Come Play wasn't written for Jinx, it became her
Stray Kids are no strangers to chaos. They’ve built an entire sonic universe on noise, rebellion, and split identity. But here, they tighten the focus.
They don’t shout. They snarl. They don’t explode. They invade.
The song’s structure feels like a fuse:
Try me, I dare you to try me — the trigger
Took me long, but I’m here — the return
Coming down like lightning — the strike
Taking back what’s mine — the point of no return
You pushed me to the edge — the end
Do you wanna come play? — the smile before the fall
It’s haunting, precise, and devastating.
And Felix’s delivery is feral. Controlled. Elegant. Like a wolf with a violin.

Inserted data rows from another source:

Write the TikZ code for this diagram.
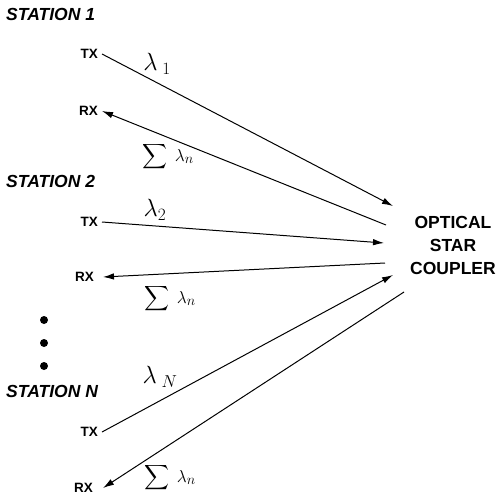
\documentclass[tikz,border=0pt]{standalone}
\usepackage{amsmath}
\usepackage{fontspec}
\newfontfamily\arial{Liberation Sans}
\usetikzlibrary{arrows.meta}
\begin{document}
\begin{tikzpicture}[x=1pt,y=-1pt,
  station/.style={font=\arial\bfseries\itshape\fontsize{17.5}{20}\selectfont, anchor=west, inner sep=0pt},
  port/.style={font=\arial\bfseries\fontsize{13.5}{15}\selectfont, anchor=east, inner sep=0pt},
  coupler/.style={font=\arial\bfseries\fontsize{17.5}{23}\selectfont, align=center, inner sep=0pt},
  lab/.style={font=\fontsize{24}{26}\selectfont, inner sep=0pt},
  slab/.style={font=\fontsize{19}{22}\selectfont, inner sep=0pt},
  fiber/.style={line width=1pt},
  tip/.style={-{Latex[length=11pt,width=6.5pt]}},
  dot/.style={circle, fill=black, inner sep=0pt, minimum size=8pt}]
\useasboundingbox (0,0) rectangle (498,498);

\node[station] (s1) at (6,14) {STATION 1};
\node[station] (s2) at (6,181) {STATION 2};
\node[station] (sn) at (6,391) {STATION N};

\node[port] (tx1) at (98,54) {TX};
\node[port] (rx1) at (98,111) {RX};
\node[port] (tx2) at (98,222) {TX};
\node[port] (rx2) at (94,277) {RX};
\node[port] (txn) at (98,432) {TX};
\node[port] (rxn) at (93,488) {RX};

\node[coupler] (oc) at (453,245) {OPTICAL\\STAR\\COUPLER};

\coordinate (a1) at (393,206);
\coordinate (b1) at (386,225);
\coordinate (a2) at (384,243);
\coordinate (b2) at (385,263);
\coordinate (an) at (393,275);
\coordinate (bn) at (404,292);

\draw[fiber,tip] ([xshift=4pt]tx1.east) -- (a1);
\draw[fiber,tip] (b1) -- ([xshift=4pt]rx1.east);
\draw[fiber,tip] ([xshift=4pt]tx2.east) -- (a2);
\draw[fiber,tip] (b2) -- ([xshift=9pt]rx2.east);
\draw[fiber,tip] ([xshift=4pt]txn.east) -- (an);
\draw[fiber,tip] (bn) -- ([xshift=10pt]rxn.east);

\node[dot] (d1) at (44,320) {};
\node[dot] (d2) at (44,343) {};
\node[dot] (d3) at (44,366) {};

\node[lab] (l1) at (157,64) {$\lambda_{\;1}$};
\node[slab] (s1l) at (168,157) {$\displaystyle\sum\;\lambda_n$};
\node[lab] (l2) at (155,210) {$\lambda_{2}$};
\node[slab] (s2l) at (170,299) {$\displaystyle\sum\;\lambda_n$};
\node[lab] (ln) at (160,377) {$\lambda_{\;N}$};
\node[slab] (snl) at (170,478) {$\displaystyle\sum\;\lambda_n$};
\end{tikzpicture}
\end{document}
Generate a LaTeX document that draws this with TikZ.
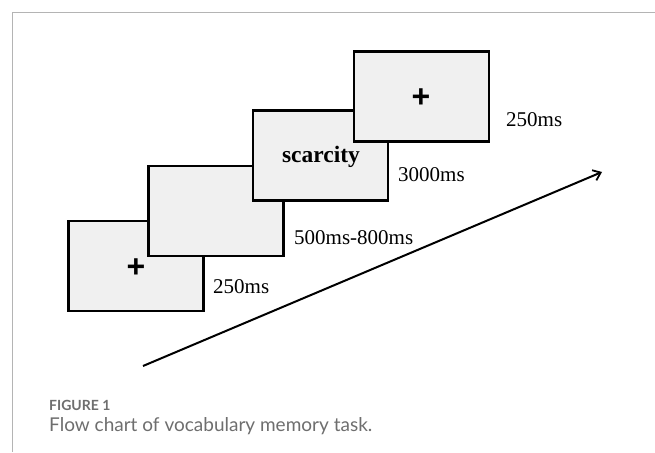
\documentclass[tikz,border=0pt]{standalone}
\usepackage{fontspec}
\setmainfont{Liberation Serif}
\newfontfamily\capfont{Lato}
\newfontfamily\plusfont{Liberation Sans}
\usetikzlibrary{arrows.meta}
\definecolor{boxfill}{HTML}{F0F0F0}
\definecolor{framegray}{HTML}{B4B4B4}
\definecolor{capgray}{HTML}{6E6E6E}
\tikzset{
  screen/.style={draw=black, line width=2.4pt, fill=boxfill, minimum width=135pt, minimum height=90pt, inner sep=0pt, outer sep=0pt},
  dur/.style={anchor=west, inner sep=0pt, font=\fontsize{21}{24}\selectfont},
  plus/.style={font=\plusfont\bfseries\fontsize{32}{32}\selectfont, inner sep=0pt},
}
\begin{document}
\begin{tikzpicture}[x=1pt,y=-1pt]
\useasboundingbox (0,0) rectangle (655,452);
\fill[white] (0,0) rectangle (655,452);
\draw[framegray, line width=1pt] (655,13) -- (12.5,13) -- (12.5,452);
\node[screen] (s1) at (136,266) {};
\node[screen] (s2) at (216,211) {};
\node[screen] (s3) at (320.5,155.5) {};
\node[screen] (s4) at (421.5,96.5) {};
\node[plus] (p1) at (136,268) {+};
\node[plus] (p4) at (421,98) {+};
\node[inner sep=0pt, font=\bfseries\fontsize{23.5}{26}\selectfont] (w) at (321,157) {scarcity};
\node[dur] (d1) at (213,287) {250ms};
\node[dur] (d2) at (294,238) {500ms-800ms};
\node[dur] (d3) at (398,175) {3000ms};
\node[dur] (d4) at (506,120) {250ms};
\coordinate (a0) at (143,366);
\coordinate (a1) at (602,172);
\draw[line width=2pt, -{Straight Barb[length=7pt,width=11pt,line width=1.8pt]}] (a0) -- (a1);
\node[anchor=base west, inner sep=0pt, text=capgray, font=\capfont\bfseries\fontsize{14}{16}\selectfont] (f) at (49,410) {FIGURE 1};
\node[anchor=base west, inner sep=0pt, text=capgray, font=\capfont\fontsize{19}{22}\selectfont] (c) at (49,431) {Flow chart of vocabulary memory task.};
\end{tikzpicture}
\end{document}
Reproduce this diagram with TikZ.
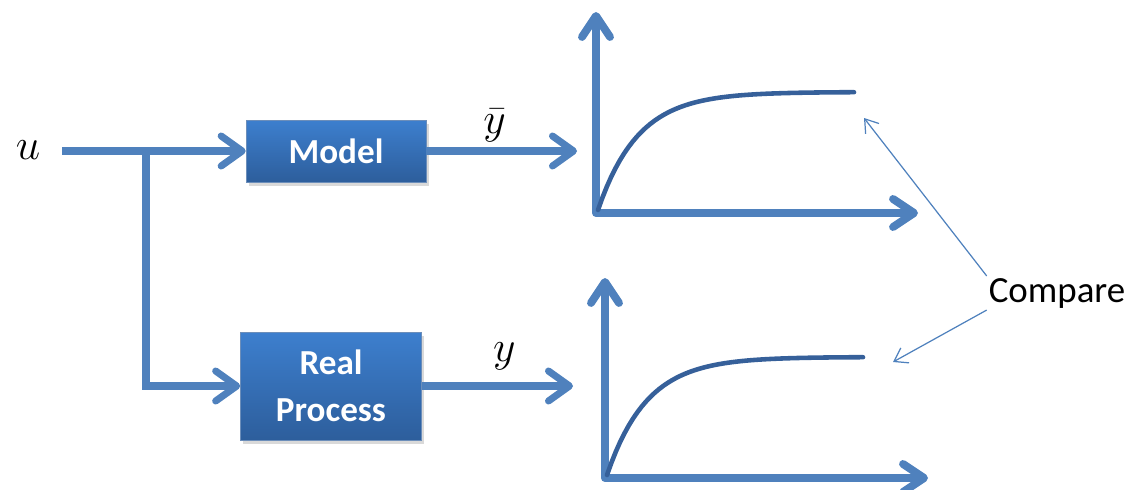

Madness, melody, and the myth of control
Jinx has never been about balance. She’s always been a storm with a human face. Come Play doesn’t try to explain her, it just lets her burn. And that’s the beauty of it. No resolution. No clear redemption arc. Just momentum. This is what it sounds like when a girl lets go of the last thread holding her to the world.
Not with regret.
With rhythm.
Because when Jinx finally breaks, she doesn’t scream.
She sings.
And if you haven’t seen that Arcane scene yet, do yourself a favor. Don’t just watch it. Feel it. Let it take you to the edge.
Because Jinx was never asking for sympathy. She was offering an invitation.
While we don't have new chapters of tales from Runeterra unfolding on-screen, we can revisit the two complete seasons of Arcane on Netflix and follow the in-game interconnections.